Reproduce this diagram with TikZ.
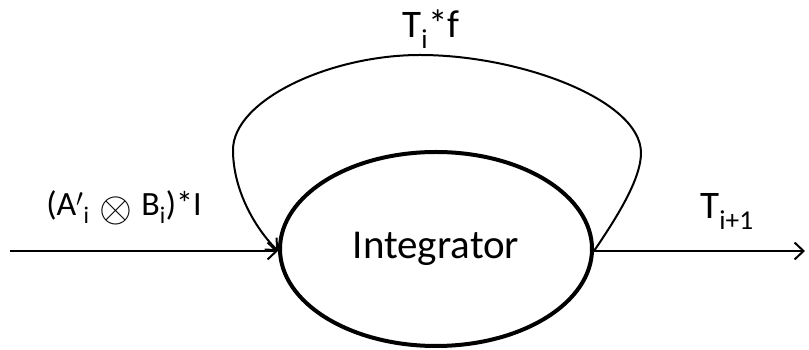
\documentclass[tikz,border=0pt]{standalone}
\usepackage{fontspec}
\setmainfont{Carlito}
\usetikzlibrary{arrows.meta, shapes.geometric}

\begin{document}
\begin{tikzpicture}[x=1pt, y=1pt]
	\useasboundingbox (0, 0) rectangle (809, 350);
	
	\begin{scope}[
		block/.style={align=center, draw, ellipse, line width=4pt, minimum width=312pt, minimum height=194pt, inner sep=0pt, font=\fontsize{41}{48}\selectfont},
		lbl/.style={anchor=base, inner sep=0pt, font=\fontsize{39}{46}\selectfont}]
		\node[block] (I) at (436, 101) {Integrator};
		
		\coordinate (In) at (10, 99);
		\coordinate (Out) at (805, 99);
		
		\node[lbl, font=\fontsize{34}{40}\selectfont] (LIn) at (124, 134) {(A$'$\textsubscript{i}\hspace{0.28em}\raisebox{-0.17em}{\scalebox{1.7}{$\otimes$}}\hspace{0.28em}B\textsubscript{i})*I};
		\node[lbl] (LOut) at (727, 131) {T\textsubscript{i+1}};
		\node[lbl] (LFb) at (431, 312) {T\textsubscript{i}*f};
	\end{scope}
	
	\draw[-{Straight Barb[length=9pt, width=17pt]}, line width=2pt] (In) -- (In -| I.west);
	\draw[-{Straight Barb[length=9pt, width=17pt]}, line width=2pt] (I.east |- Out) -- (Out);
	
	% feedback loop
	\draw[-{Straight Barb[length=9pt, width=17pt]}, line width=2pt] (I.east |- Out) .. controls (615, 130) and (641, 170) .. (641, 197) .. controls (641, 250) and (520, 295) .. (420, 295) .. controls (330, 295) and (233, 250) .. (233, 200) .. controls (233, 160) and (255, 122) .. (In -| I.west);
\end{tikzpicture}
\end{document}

· · · · ·

### Given request:
Copy nothing but the lines from the first one in the listing through the line with "rectangle (809, 350);", and omit the pictures.

### In response:
Reproduce this diagram with TikZ.
\documentclass[tikz,border=0pt]{standalone}
\usepackage{fontspec}
\setmainfont{Carlito}
\usetikzlibrary{arrows.meta, shapes.geometric}

\begin{document}
\begin{tikzpicture}[x=1pt, y=1pt]
	\useasboundingbox (0, 0) rectangle (809, 350);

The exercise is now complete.